What I Built / Handled:
Reliability & Monitoring:
- Maintained production reliability across all environments using four golden signals (latency, traffic, errors, saturation) as the core monitoring framework
- Set up and maintained Grafana monitoring dashboards using Ansible for consistent deployment, including node exporter and metrics collectors
- Configured real-time alerting through Telegram, complementing daily communication on Microsoft Teams
- Refined and reduced false alarm rates by tuning alert thresholds and coordinating with the monitoring team
- Led vendor escalation for third-party and partner-related incidents, coordinating with the 24/7 monitoring vendor to ensure timely resolution
Infrastructure & Migration:
- Supported migration from on-premise Telkomsel data centers to AWS, bridging connectivity using AWS IP-Sec VPN for secure, persistent data center-to-cloud communication over approximately one year
- Implemented FreeIPA (LDAP) for centralized server access management with organizational units defined to isolate AWS and on-premise environments at the identity layer
Automation & Operations:
- Identified repetitive housekeeping tasks — particularly log accumulation on on-premise servers — and proposed a structured log retention policy (one to six months depending on service), improving server health and reducing manual maintenance
- Managed self-hosted GitLab CI pipelines for continuous deployment workflows
- Handled production troubleshooting across payment failures, third-party connectivity issues, and fraud activity patterns to maintain platform stability
i-Grow Acquisition (Alibaba Cloud):
- Supported integration of i-Grow (an acquired P2P lending company) running on Alibaba Cloud Kubernetes — set up Prometheus Operator and monitoring components to bring the environment into the standard observability framework
Tech Stack: AWS, Alibaba Cloud Kubernetes, Grafana, ELK Stack, Elastic APM, Prometheus, GitLab CI, Ansible, FreeIPA/LDAP, AWS IP-Sec VPN, Telegram, Microsoft Teams, Linux
6. System Administrator & Hadoop Administrator — Solusi 247 Co.
Jul 2017 – Apr 2020
Summary: Deployed, configured, and maintained enterprise-grade Hadoop clusters for clients in telecommunications, government, and banking — and built custom platform solutions when standard products fell short.

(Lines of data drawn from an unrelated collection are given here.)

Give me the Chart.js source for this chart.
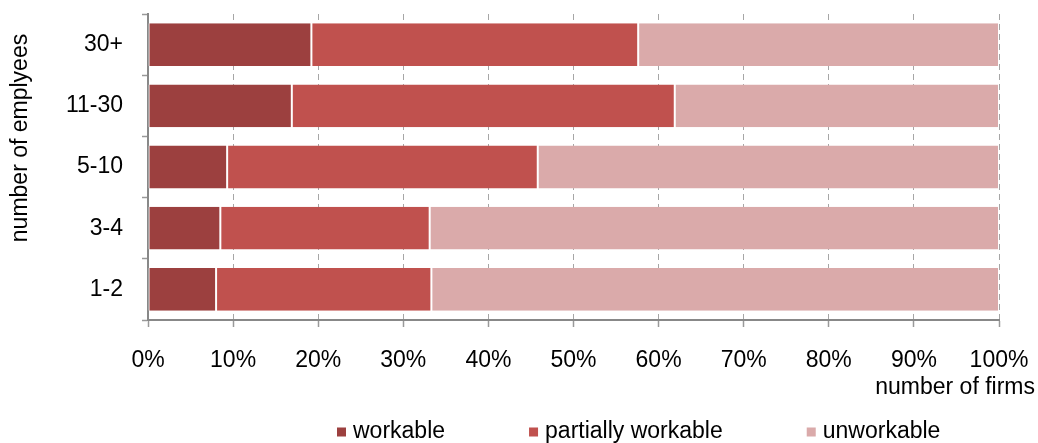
<!DOCTYPE html>
<html>
<head>
<meta charset="utf-8">
<script src="https://cdn.jsdelivr.net/npm/chart.js@4"></script>
<style>
  html, body { margin: 0; padding: 0; background: #fff; }
</style>
</head>
<body>
<canvas id="firmsChart" width="1038" height="443"></canvas>
<script>
// firm size groups, top to bottom
const sizes = ["30+", "11-30", "5-10", "3-4", "1-2"];

// share of firms (%) in each group
const workable = [19.2, 16.9, 9.3, 8.5, 8.0];
const partially_workable = [38.4, 45.0, 36.5, 24.6, 25.3];
const unworkable = [42.4, 38.1, 54.2, 66.9, 66.7];

const series_names = ["workable", "partially workable", "unworkable"];
const series_colors = ["#9c403f", "#c0514e", "#daaaaa"];

const FONT = "'Liberation Sans', Arial, sans-serif";

Chart.defaults.font.family = FONT;
Chart.defaults.font.size = 23;
Chart.defaults.color = "#000";

function noPadding(scale) {
  scale.paddingTop = 0;
  scale.paddingBottom = 0;
  scale.paddingLeft = 0;
  scale.paddingRight = 0;
}

// axis titles and the legend row are drawn by hand
const extras = {
  id: "extras",
  afterDraw(chart) {
    const ctx = chart.ctx;
    const area = chart.chartArea;

    ctx.save();
    ctx.fillStyle = "#000";
    ctx.font = "23px " + FONT;
    ctx.textBaseline = "middle";

    // y title
    ctx.save();
    ctx.translate(21, area.top + 124);
    ctx.rotate(-Math.PI / 2);
    ctx.textAlign = "center";
    ctx.fillText("number of emplyees", 0, 0);
    ctx.restore();

    // x title
    ctx.textAlign = "right";
    ctx.fillText("number of firms", area.right + 36, 388);

    // legend
    let x = 337;
    const y = 432;
    ctx.textAlign = "left";
    chart.data.datasets.forEach((ds) => {
      ctx.fillStyle = ds.backgroundColor;
      ctx.fillRect(x, y - 4.5, 9, 9);
      ctx.fillStyle = "#000";
      ctx.fillText(ds.label, x + 16, y);
      x += 16 + ctx.measureText(ds.label).width + 84;
    });
    ctx.restore();
  },
};

const ctx = document.getElementById("firmsChart");

new Chart(ctx, {
  type: "bar",
  data: {
    labels: sizes,
    datasets: [
      { label: series_names[0], data: workable, backgroundColor: series_colors[0] },
      { label: series_names[1], data: partially_workable, backgroundColor: series_colors[1] },
      { label: series_names[2], data: unworkable, backgroundColor: series_colors[2] },
    ],
  },
  options: {
    indexAxis: "y",
    responsive: false,
    animation: false,
    layout: { padding: { top: 14, right: 39, bottom: 0, left: 0 } },
    datasets: {
      bar: {
        categoryPercentage: 1,
        barPercentage: 0.7,
        borderColor: "#ffffff",
        borderWidth: { left: 1, right: 1, top: 0, bottom: 0 },
        borderSkipped: false,
      },
    },
    plugins: {
      legend: { display: false },
      tooltip: { enabled: false },
    },
    scales: {
      x: {
        stacked: true,
        min: 0,
        max: 100,
        afterFit(scale) {
          scale.height = 123;
          noPadding(scale);
        },
        ticks: {
          stepSize: 10,
          padding: 20,
          callback: (v) => v + "%",
        },
        grid: {
          color: "#a6a6a6",
          lineWidth: 1,
          tickLength: 7,
          tickColor: "#999",
          tickWidth: 1.5,
          tickBorderDash: [],
        },
        border: { color: "#888", width: 2, dash: [6, 4] },
      },
      y: {
        stacked: true,
        afterFit(scale) {
          scale.width = 148;
          noPadding(scale);
        },
        ticks: { padding: 19 },
        grid: {
          drawOnChartArea: false,
          tickLength: 6,
          tickColor: "#999",
          tickWidth: 1.5,
        },
        border: { color: "#888", width: 2 },
      },
    },
  },
  plugins: [extras],
});
</script>
</body>
</html>
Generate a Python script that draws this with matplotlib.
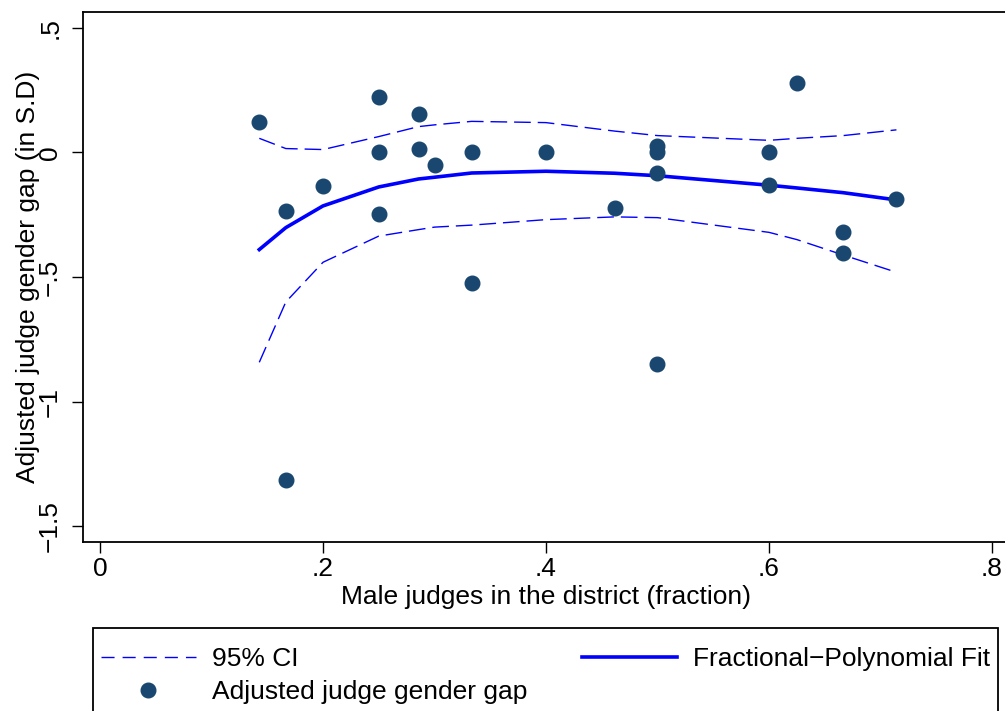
import matplotlib
matplotlib.use("Agg")
import matplotlib.pyplot as plt
from matplotlib.patches import Rectangle
from matplotlib.lines import Line2D

plt.rcParams['font.family'] = ['Liberation Sans', 'DejaVu Sans']

# scatter: adjusted judge gender gap by share of male judges
share_male = [1/7, 1/6, 1/6, 0.2, 0.25, 0.25, 0.25, 2/7, 2/7, 0.3, 1/3, 1/3,
              0.4, 6/13, 0.5, 0.5, 0.5, 0.5, 0.6, 0.6, 0.625, 2/3, 2/3, 5/7]
gap = [0.121, -0.235, -1.314, -0.136, 0.223, 0.0, -0.246, 0.154, 0.013, -0.051, 0.0, -0.525,
       0.0, -0.222, 0.025, 0.0, -0.082, -0.847, 0.0, -0.132, 0.278, -0.318, -0.404, -0.186]

# fractional-polynomial fit and 95% CI
fit_x = [1/7, 1/6, 0.2, 0.25, 2/7, 0.3, 1/3, 0.4, 6/13, 0.5, 0.6, 0.625, 2/3, 5/7]
fit_y = [-0.39, -0.302, -0.215, -0.139, -0.107, -0.10, -0.083, -0.076, -0.084, -0.094,
         -0.132, -0.143, -0.162, -0.191]
ci_hi = [0.056, 0.015, 0.011, 0.063, 0.103, 0.11, 0.124, 0.119, 0.085, 0.067,
         0.048, 0.056, 0.067, 0.09]
ci_lo = [-0.842, -0.60, -0.441, -0.336, -0.31, -0.30, -0.292, -0.270, -0.259, -0.262,
         -0.321, -0.35, -0.412, -0.481]

xticks = [0, 0.2, 0.4, 0.6, 0.8]
xtick_labels = ['0', '.2', '.4', '.6', '.8']
yticks = [-1.5, -1, -0.5, 0, 0.5]
ytick_labels = ['\u22121.5', '\u22121', '\u2212.5', '0', '.5']

W, H = 1005, 711
fig = plt.figure(figsize=(W / 100, H / 100), dpi=100)
ax = fig.add_axes([83 / W, (H - 542) / H, (1009 - 83) / W, (542 - 12) / H])

blue = '#0000ff'
navy = '#1a476f'

ax.plot(fit_x, ci_hi, color=blue, lw=1.0, dashes=(12, 5))
ax.plot(fit_x, ci_lo, color=blue, lw=1.0, dashes=(12, 5))
fit_line, = ax.plot(fit_x, fit_y, color=blue, lw=2.6)
dots, = ax.plot(share_male, gap, 'o', color=navy, ms=10.5, mec=navy, ls='none')

ax.set_xlim(-0.01525, 0.81525)
ax.set_ylim(-1.5625, 0.5625)
ax.set_xticks(xticks)
ax.set_xticklabels(xtick_labels)
ax.set_yticks(yticks)
ax.set_yticklabels(ytick_labels, rotation=90, va='center')

for side in ['left', 'bottom', 'top']:
    ax.spines[side].set_linewidth(1.3)
    ax.spines[side].set_color('black')
ax.spines['right'].set_visible(False)

ax.tick_params(axis='both', labelsize=19, length=8, width=1.0, colors='black')
ax.tick_params(axis='x', pad=3)
ax.tick_params(axis='y', pad=7)

ax.set_xlabel('Male judges in the district (fraction)', fontsize=19, labelpad=3)
ax.set_ylabel('Adjusted judge gender gap (in S.D)', fontsize=19, labelpad=-1)

# legend box (runs off the bottom edge like the original)
fig.patches.append(Rectangle((93 / W, -0.05), (998 - 93) / W, (H - 628) / H + 0.05,
                             transform=fig.transFigure, fill=False,
                             edgecolor='black', linewidth=1.3))

ci_handle = Line2D([], [], color=blue, lw=1.0, dashes=(9.4, 5.8))
leg = fig.legend([ci_handle, dots, fit_line],
                 ['95% CI', 'Adjusted judge gender gap', 'Fractional\u2212Polynomial Fit'],
                 loc='upper left', bbox_to_anchor=(93 / W, (H - 639) / H, (998 - 93) / W, 0.0),
                 mode='expand', ncol=2, fontsize=19, frameon=False,
                 handlelength=3.6, handletextpad=0.6, labelspacing=0.35,
                 borderpad=0.3, borderaxespad=0.0, columnspacing=1.0)

fig.savefig('out.png', dpi=100)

Context / Problem: First professional role at a data platform company. Responsible for end-to-end cluster operations using Hortonworks and Cloudera distributions, as well as maintaining the company’s own product YAVA247 (derived from Hortonworks) across multiple production client environments.
What I Built / Handled:
Cluster Architecture & Deployment:
- Designed cluster architectures by mapping master/worker node distribution and scoping required Hadoop ecosystem components (HBase, Hive, Kafka) based on client requirements
- Performed full physical server setup including ethernet bonding, disk configuration (RAID 0, RAID 1, JBOD), CentOS installation, and OS-level performance tuning including kernel parameter optimization
- Installed and configured full Hadoop stacks aligned to defined architectures — typically with two HA master nodes in production
- Conducted post-installation validation including job submission and large-scale job testing under tuned configurations
Problem Solving & Incident Management:
- Resolved Java library compatibility issues in YAVA247 by manually sourcing compatible upstream Hortonworks library versions
- Recovered from a significant self-caused production incident: removed a Hadoop worker node before provisioning its replacement, causing the cluster to go down with data corruption. Recovered by spinning up a VM with the original hostname, running Hadoop repair commands to restore corrupted data, then provisioning the replacement node properly — turning a hard lesson into a documented safe decommission procedure
- Advocated for and introduced KVM-based virtualization for running Hadoop nodes on virtual machines — the recommendation was adopted and remained in use. Also identified Proxmox and Hyper-V as alternative approaches
Custom Platform Work:
- Built a fully custom Apache Atlas installation (without YAVA defaults) for a government client requiring data governance. Spent approximately two months building a compatible stack from scratch with custom versions of Kafka, Solr, HBase, and Elasticsearch, delivering a working solution outside standard product capabilities
- Deployed a Docker-based web application for BEKRAF (Badan Ekonomi Kreatif) with a separate database service, and implemented a GitLab CI pipeline for automated build and deployment
Tech Stack: Hortonworks HDP, Cloudera CDH, Apache HBase, Apache Hive, Apache Kafka, Apache Atlas, Apache Solr, Elasticsearch, QEMU/KVM, Proxmox, Hyper-V, Docker, GitLab CI, CentOS, Linux, Java, Bash
Additional Work
Beyond the selected work above, I’ve also contributed to a wider range of infrastructure and platform initiatives across freelance and contract engagements — including CI/CD automation, HA database setups, observability stacks, VPN and email infrastructure, security hardening, and on-prem Hadoop environments.
Some of those case studies are still being documented and will be added here over time.